Clinton aims to rein in Wall Street without Glass-Steagall

Hillary Clinton’s campaign blueprint for reining in Wall Street contains a raft of measures, but not the one that liberal Democrats and activists wanted: A reinstatement of the Depression-era Glass-Steagall Act.

Glass-Steagall, which was repealed in Bill Clinton’s administration, separated commercial banks with deposits insured by the government from investment banks that underwrite and trade securities. Liberal Massachusetts Sen. Elizabeth Warren and other progressives have pushed the Democratic candidates to commit to passing a modernized Glass-Steagall.

In her plan released Thursday, however, Clinton declines to embrace the separation of investment and commercial banks.

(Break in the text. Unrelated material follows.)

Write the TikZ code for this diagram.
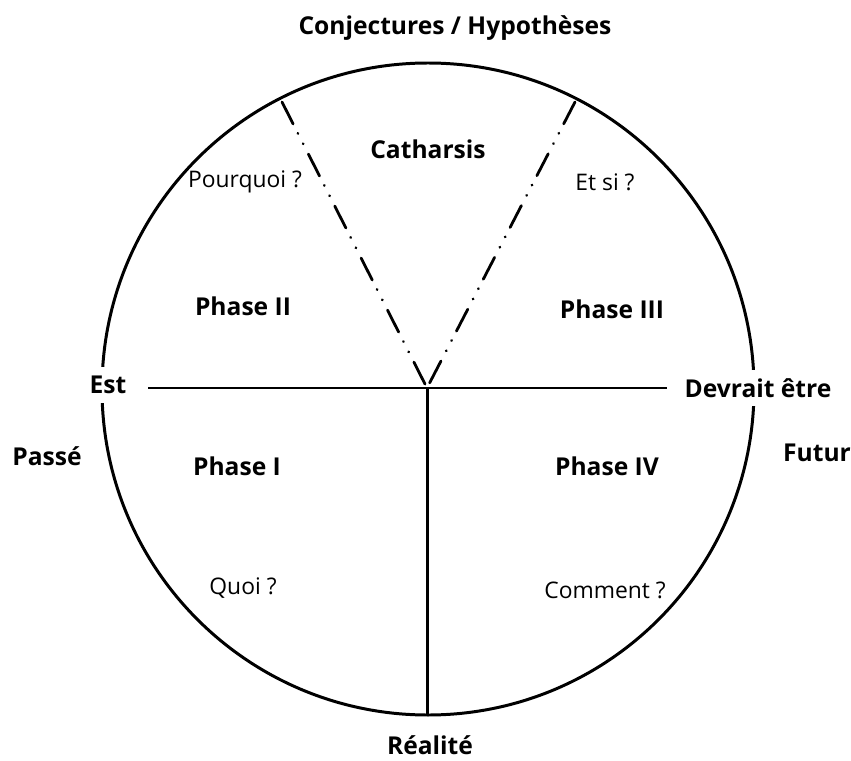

While Glass-Steagall is a “serious approach,” Clinton wrote in an op-ed plublished by Bloomberg Thursday afternoon, “I prefer the path of tackling the most dangerous risks in a different way.”

She would impose a “risk fee” on big banks, broadly defined, that would become more onerous with bank size and exposure to risk. Although the proposal did not state what size the fee would be or how widely it would be applied, it’s the kind of specific proposal that liberals have sought and Wall Street would prefer to avoid.

Clinton also would boost regulators’ ability to require too-big-to-fail banks to break up or reorganize. Under the 2010 Dodd-Frank law, regulators have the authority, although it becomes relevant only after repeated instances of banks failing to demonstrate that they can fail without creating a financial crisis. Clinton, though, says she would strengthen that authority by giving the regulators “explicit statutory authorization.”

Furthermore, Clinton proposes closing loopholes in the Volcker Rule, a massive multi-agency regulation created by Dodd-Frank that prohibits banks from using insured deposits to trade for their own profit or owning hedge funds. The Volcker Rule was included in Dodd-Frank partly to re-create the wall between commercial and investment banking set up under Glass-Steagall.

Whether those measures go far enough to placate progressive activists who have been wary of Clinton’s ties to Wall Street remains to be seen.

At least one other Democratic presidential candidate, however, argued that they do not.

“We need a defined firewall between Wall Street and taxpayers so that we are never again forced to bail out a bank’s reckless behavior. There’s no mystery to what we need to do because we’ve already done it,” said a representative for Martin O’Malley, the former governor of Maryland who has sought to position himself on Clinton’s left during the campaign.

Both O’Malley and Bernie Sanders, the Vermont senator who has gained on Clinton in the polls, have endorsed Glass-Steagall. Both also have proposed breaking up the biggest banks: Sanders through legislation, and O’Malley through the existing “living wills” process required by Dodd-Frank.